More interestingly, the distance between our two sources also matters. Remember that this particular interference pattern is inherently caused by the path difference between the sources and the listener — if the path difference approaches half a wavelength, destructive interference occurs. Consider this: basic geometry tells us that the path difference cannot be more than the distance between the sources themselves. [note] This maximum is reached if the listener sits on the line that goes through both sources, such that one source lies behind the other from the perspective of the listener. [end note] If that distance is less than a quarter of a wavelength, then destructive interference simply cannot occur anywhere in space, and we are left with only constructive interference:
From this we can conclude that interference patterns tend to disappear if the sources are moved closer to each other. [note] This is why two subwoofers (low frequency, long wavelength) will act just like a single subwoofer with twice the output if they are positioned right next to each other. Things are not that simple at higher frequencies, because the wavelengths are shorter. [end note] Since wavelength is inversely proportional to frequency, lowering the frequency has the same effect.

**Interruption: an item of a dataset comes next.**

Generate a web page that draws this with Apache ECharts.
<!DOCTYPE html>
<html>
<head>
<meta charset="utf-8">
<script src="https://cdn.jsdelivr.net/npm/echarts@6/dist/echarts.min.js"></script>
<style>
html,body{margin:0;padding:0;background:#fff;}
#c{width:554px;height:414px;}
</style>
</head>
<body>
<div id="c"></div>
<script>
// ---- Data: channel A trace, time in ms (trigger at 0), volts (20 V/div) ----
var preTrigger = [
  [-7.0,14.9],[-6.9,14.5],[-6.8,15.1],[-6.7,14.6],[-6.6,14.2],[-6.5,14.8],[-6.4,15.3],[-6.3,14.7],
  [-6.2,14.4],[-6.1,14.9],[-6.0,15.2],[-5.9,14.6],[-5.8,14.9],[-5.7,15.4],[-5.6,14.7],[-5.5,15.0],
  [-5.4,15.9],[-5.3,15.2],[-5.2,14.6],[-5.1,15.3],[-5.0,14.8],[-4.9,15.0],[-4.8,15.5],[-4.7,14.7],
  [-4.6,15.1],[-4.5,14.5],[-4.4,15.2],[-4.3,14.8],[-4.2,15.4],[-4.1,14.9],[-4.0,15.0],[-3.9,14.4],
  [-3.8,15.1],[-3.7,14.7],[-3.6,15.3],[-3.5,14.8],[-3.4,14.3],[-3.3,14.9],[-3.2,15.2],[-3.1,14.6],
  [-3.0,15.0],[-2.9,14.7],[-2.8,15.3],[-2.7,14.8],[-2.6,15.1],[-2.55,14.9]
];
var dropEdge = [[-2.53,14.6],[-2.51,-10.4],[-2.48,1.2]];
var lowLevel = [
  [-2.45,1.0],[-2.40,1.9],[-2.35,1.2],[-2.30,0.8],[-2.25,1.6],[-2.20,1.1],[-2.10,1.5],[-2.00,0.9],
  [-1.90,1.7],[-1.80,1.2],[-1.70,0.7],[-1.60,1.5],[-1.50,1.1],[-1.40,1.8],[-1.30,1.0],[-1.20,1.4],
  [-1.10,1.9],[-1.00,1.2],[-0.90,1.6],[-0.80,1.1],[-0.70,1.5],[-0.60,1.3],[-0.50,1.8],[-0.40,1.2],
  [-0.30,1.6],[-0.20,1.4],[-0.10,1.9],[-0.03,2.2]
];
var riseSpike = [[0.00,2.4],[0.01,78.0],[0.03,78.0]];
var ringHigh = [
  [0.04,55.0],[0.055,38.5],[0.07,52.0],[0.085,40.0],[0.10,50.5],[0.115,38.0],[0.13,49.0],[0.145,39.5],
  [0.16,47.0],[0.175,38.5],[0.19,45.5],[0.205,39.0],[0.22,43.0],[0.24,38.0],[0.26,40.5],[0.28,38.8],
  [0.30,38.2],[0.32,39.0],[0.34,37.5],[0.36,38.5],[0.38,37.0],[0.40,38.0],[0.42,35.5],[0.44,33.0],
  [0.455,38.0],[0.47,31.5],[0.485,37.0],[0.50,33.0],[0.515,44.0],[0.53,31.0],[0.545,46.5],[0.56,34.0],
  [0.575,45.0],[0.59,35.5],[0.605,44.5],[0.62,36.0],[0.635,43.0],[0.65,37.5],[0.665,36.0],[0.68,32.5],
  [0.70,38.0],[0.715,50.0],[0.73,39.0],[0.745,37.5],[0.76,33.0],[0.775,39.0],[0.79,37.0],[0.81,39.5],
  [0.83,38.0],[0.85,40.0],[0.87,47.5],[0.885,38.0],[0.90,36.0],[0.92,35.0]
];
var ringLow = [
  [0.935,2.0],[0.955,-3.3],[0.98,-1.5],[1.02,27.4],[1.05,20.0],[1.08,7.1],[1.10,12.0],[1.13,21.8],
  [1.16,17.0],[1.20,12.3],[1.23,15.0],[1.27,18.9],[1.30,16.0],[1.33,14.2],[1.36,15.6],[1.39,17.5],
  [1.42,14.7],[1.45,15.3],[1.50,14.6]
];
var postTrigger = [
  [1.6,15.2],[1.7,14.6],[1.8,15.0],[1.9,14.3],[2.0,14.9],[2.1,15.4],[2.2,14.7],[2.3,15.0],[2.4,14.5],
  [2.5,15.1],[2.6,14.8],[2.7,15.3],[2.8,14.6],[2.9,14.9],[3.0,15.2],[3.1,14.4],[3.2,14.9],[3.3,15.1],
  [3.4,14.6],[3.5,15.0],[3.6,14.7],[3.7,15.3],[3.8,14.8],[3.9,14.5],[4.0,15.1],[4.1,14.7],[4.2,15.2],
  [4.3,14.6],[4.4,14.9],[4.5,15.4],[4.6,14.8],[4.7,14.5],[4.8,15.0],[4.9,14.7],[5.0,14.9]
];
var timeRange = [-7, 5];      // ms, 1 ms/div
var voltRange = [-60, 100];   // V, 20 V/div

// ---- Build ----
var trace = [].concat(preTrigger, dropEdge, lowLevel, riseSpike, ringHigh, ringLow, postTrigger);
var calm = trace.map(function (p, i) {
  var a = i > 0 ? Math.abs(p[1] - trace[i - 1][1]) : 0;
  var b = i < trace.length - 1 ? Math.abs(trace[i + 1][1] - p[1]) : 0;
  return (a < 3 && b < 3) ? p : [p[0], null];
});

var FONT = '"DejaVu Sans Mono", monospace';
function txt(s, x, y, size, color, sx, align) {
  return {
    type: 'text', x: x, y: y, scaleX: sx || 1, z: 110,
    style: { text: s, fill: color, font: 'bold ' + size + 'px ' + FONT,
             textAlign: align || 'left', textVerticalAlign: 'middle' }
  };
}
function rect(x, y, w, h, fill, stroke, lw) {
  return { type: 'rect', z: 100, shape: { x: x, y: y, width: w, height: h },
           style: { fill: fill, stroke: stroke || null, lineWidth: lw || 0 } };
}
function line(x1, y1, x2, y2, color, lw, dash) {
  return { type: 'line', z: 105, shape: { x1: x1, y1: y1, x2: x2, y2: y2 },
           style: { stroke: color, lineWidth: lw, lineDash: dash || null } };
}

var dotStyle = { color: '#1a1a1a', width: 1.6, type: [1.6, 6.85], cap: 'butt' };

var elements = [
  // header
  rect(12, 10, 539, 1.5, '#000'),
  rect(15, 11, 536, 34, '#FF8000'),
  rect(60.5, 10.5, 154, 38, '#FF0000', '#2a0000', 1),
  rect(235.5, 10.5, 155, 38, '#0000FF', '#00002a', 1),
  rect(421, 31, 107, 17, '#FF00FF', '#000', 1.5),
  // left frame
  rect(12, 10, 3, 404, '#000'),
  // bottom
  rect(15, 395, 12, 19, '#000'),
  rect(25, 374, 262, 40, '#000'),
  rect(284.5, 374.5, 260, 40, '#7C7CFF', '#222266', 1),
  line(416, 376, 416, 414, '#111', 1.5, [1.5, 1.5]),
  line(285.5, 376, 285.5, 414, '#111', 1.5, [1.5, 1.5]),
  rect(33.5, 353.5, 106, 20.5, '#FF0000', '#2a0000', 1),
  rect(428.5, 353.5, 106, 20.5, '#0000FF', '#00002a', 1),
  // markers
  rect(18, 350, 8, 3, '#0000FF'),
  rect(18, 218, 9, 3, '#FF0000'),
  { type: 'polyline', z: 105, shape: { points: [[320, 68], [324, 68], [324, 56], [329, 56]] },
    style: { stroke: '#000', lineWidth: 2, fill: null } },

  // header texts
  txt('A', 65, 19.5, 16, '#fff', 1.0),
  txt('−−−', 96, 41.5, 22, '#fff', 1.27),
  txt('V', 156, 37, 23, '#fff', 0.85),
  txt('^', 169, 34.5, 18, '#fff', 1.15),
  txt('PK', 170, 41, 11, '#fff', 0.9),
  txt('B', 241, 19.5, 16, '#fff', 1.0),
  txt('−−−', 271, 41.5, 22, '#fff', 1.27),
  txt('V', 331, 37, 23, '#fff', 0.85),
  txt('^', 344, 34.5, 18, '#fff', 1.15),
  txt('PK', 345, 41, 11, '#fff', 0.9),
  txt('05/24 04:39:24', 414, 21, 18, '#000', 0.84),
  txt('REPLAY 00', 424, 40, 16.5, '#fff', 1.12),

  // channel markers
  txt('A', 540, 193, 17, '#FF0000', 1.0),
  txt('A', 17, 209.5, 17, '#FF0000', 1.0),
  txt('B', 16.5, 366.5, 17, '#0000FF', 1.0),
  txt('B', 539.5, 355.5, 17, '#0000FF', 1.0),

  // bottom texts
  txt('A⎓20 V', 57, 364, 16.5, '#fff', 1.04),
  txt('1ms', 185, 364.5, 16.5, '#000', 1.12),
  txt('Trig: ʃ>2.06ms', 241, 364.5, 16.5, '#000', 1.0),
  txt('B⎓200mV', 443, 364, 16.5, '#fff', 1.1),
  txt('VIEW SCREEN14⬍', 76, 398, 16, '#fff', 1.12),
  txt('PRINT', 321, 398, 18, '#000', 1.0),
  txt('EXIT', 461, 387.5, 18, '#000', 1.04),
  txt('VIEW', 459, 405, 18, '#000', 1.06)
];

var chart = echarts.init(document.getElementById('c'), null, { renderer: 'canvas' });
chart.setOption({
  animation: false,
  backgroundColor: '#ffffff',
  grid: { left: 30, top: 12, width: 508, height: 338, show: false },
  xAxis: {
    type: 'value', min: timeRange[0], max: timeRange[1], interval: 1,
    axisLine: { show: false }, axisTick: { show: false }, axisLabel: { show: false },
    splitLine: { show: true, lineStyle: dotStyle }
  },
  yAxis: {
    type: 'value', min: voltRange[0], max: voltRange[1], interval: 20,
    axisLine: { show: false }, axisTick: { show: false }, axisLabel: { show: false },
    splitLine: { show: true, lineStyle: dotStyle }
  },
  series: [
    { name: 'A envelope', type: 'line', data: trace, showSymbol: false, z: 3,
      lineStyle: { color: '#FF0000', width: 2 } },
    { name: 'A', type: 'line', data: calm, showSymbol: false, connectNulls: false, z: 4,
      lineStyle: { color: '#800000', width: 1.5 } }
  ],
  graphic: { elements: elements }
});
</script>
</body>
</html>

Caution: Two sound sources can interact in very different ways depending on the wavelengths (frequencies) involved. This is important because the audible range spans a huge range of wavelengths: from 17 meters (20 Hz) down to 17 millimeters (20 kHz). This in turn means that the shape of the sound field can vary wildly depending on which part of the frequency spectrum we are looking at. For this reason it is imperative to clearly state the frequency range of interest when discussing acoustical phenomena in real-world situations — otherwise the discussion makes no sense.